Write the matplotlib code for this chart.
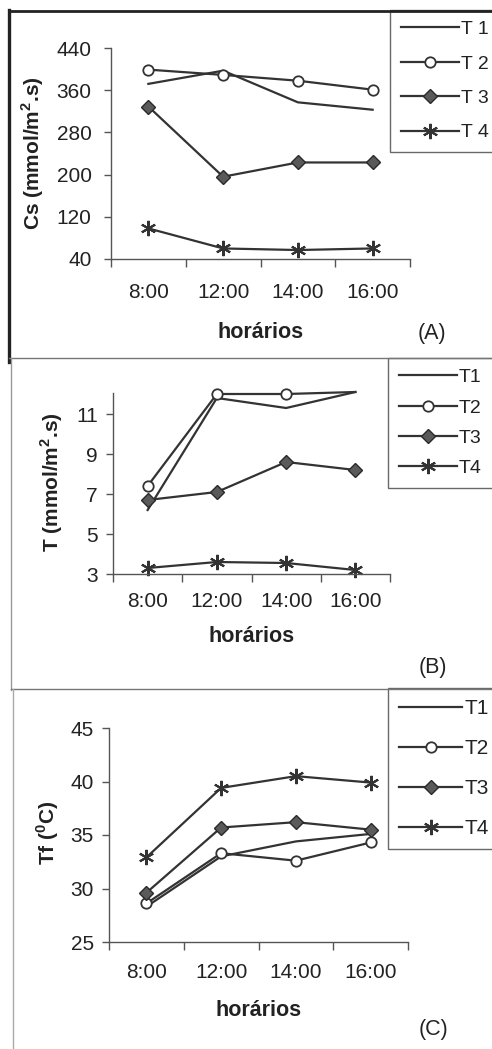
import numpy as np
import matplotlib
matplotlib.use('Agg')
import matplotlib.pyplot as plt
from matplotlib.lines import Line2D

plt.rcParams['font.family'] = ['Liberation Sans', 'DejaVu Sans']
plt.rcParams['mathtext.fontset'] = 'custom'
plt.rcParams['mathtext.rm'] = 'Liberation Sans'
plt.rcParams['mathtext.bf'] = 'Liberation Sans:bold'

hours = ['8:00', '12:00', '14:00', '16:00']

# (A) condutancia estomatica
cs_t1 = [372, 397, 337, 323]
cs_t2 = [399, 389, 378, 361]
cs_t3 = [329, 196, 223, 223]
cs_t4 = [98, 60, 57, 60]

# (B) transpiracao
tr_t1 = [6.2, 11.8, 11.3, 12.1]
tr_t2 = [7.4, 12.0, 12.0, 12.1]
tr_t3 = [6.7, 7.1, 8.6, 8.2]
tr_t4 = [3.3, 3.6, 3.55, 3.2]

# (C) temperatura foliar
tf_t1 = [28.3, 33.0, 34.4, 35.1]
tf_t2 = [28.6, 33.3, 32.6, 34.3]
tf_t3 = [29.6, 35.7, 36.2, 35.5]
tf_t4 = [32.9, 39.4, 40.5, 39.9]

W, H = 492, 1049
fig = plt.figure(figsize=(W / 100, H / 100), dpi=100)

LC = '#333333'
ast = (6, 2, 0)
styles = [
    dict(marker=None),
    dict(marker='o', ms=7.5, mfc='white', mec=LC, mew=1.3),
    dict(marker='D', ms=7.5, mfc='#5a5a5a', mec='#2a2a2a', mew=1.0),
    dict(marker=ast, ms=11, mec=LC, mew=1.5),
]


def px_axes(l, r, t, b):
    return fig.add_axes([l / W, 1 - b / H, (r - l) / W, (b - t) / H])


def fline(x0, y0, x1, y1, **kw):
    fig.add_artist(Line2D([x0 / W, x1 / W], [1 - y0 / H, 1 - y1 / H], **kw))


def panel(ax, series, labels, ylim, yticks, ylabel, lab_xy, xlab_y, tag, tag_xy,
          leg_box, leg_fs, leg_sp, ypad, xpad, mevery=None):
    x = np.arange(len(hours))
    for i, (vals, lab) in enumerate(zip(series, labels)):
        kw = dict(styles[i])
        if mevery is not None and i == 1:
            kw['markevery'] = mevery
        ax.plot(x, vals, color=LC, lw=1.6, label=lab, clip_on=False, **kw)
    ax.set_xlim(-0.5, len(hours) - 0.5)
    ax.set_ylim(*ylim)
    ax.set_yticks(yticks)
    ax.set_xticks(np.arange(len(hours) + 1) - 0.5)
    ax.set_xticklabels([])
    ax.set_xticks(x, minor=True)
    ax.set_xticklabels(hours, minor=True)
    ax.tick_params(axis='x', which='major', length=6, width=1, color='#555555', direction='out')
    ax.tick_params(axis='x', which='minor', length=0, pad=xpad, labelsize=15, labelcolor='#222222')
    ax.tick_params(axis='y', length=5, width=1, color='#555555', pad=ypad, labelsize=15,
                   labelcolor='#222222')
    for s in ['top', 'right']:
        ax.spines[s].set_visible(False)
    for s in ['left', 'bottom']:
        ax.spines[s].set_color('#555555')
        ax.spines[s].set_linewidth(1.0)
    ax.set_ylabel(ylabel, fontsize=15, fontweight='bold', color='#222222')
    ax.yaxis.set_label_coords(*lab_xy)
    ax.yaxis.label.set_va('center')
    ax.set_xlabel('horários', fontsize=15.5, fontweight='bold', color='#222222')
    ax.xaxis.set_label_coords(0.5, xlab_y)
    ax.xaxis.label.set_va('center')
    fig.text(tag_xy[0] / W, 1 - tag_xy[1] / H, tag, fontsize=15.5, ha='center', va='center',
             color='#222222')
    l, t, r = leg_box
    leg = ax.legend(loc='upper left', bbox_to_anchor=(l / W, 1 - t / H, (r - l) / W, 0),
                    bbox_transform=fig.transFigure, mode='expand', fontsize=leg_fs,
                    handlelength=3.0, handletextpad=0.1, labelspacing=leg_sp,
                    borderpad=0.55, fancybox=False, frameon=True, borderaxespad=0)
    leg.get_frame().set_edgecolor('#444444')
    leg.get_frame().set_linewidth(1.0)
    for txt in leg.get_texts():
        txt.set_color('#222222')


axA = px_axes(111, 410, 48, 259)
panel(axA, [cs_t1, cs_t2, cs_t3, cs_t4], ['T 1', 'T 2', 'T 3', 'T 4'],
      (40, 440), np.arange(40, 441, 80), r'Cs (mmol/m$^\mathbf{2}$.s)',
      (-0.262, 0.5), -0.346, '(A)', (432, 333), (390, 10, 496), 14, 0.86, 9, 17)

axB = px_axes(113, 390, 393, 574)
panel(axB, [tr_t1, tr_t2, tr_t3, tr_t4], ['T1', 'T2', 'T3', 'T4'],
      (3, 12.05), [3, 5, 7, 9, 11], r'T (mmol/m$^\mathbf{2}$.s)',
      (-0.22, 0.506), -0.344, '(B)', (433, 668), (388, 358, 496), 14, 0.65, 6, 13,
      mevery=[0, 1, 2])

axC = px_axes(109, 408, 728, 942)
panel(axC, [tf_t1, tf_t2, tf_t3, tf_t4], ['T1', 'T2', 'T3', 'T4'],
      (25, 45), np.arange(25, 46, 5), r'Tf ($^\mathbf{0}$C)',
      (-0.204, 0.509), -0.318, '(C)', (434, 1030), (388, 688, 496), 15, 1.0, 6, 15)

# panel frames
fline(9, 11, 496, 11, color='#222222', lw=2.0)
fline(9, 10, 9, 362, color='#222222', lw=2.4)
fline(9, 358, 496, 358, color='#777777', lw=1.0)
fline(11, 358, 11, 690, color='#999999', lw=1.0)
fline(11, 689, 496, 689, color='#777777', lw=1.0)
fline(13, 689, 13, 1050, color='#aaaaaa', lw=1.0)

fig.savefig('out.png', dpi=100, facecolor='white')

● What is being asked: Lines containing the word "matplotlib" must all be returned from the material above.

● Final answer:
Write the matplotlib code for this chart.
import matplotlib
matplotlib.use('Agg')
import matplotlib.pyplot as plt
from matplotlib.lines import Line2D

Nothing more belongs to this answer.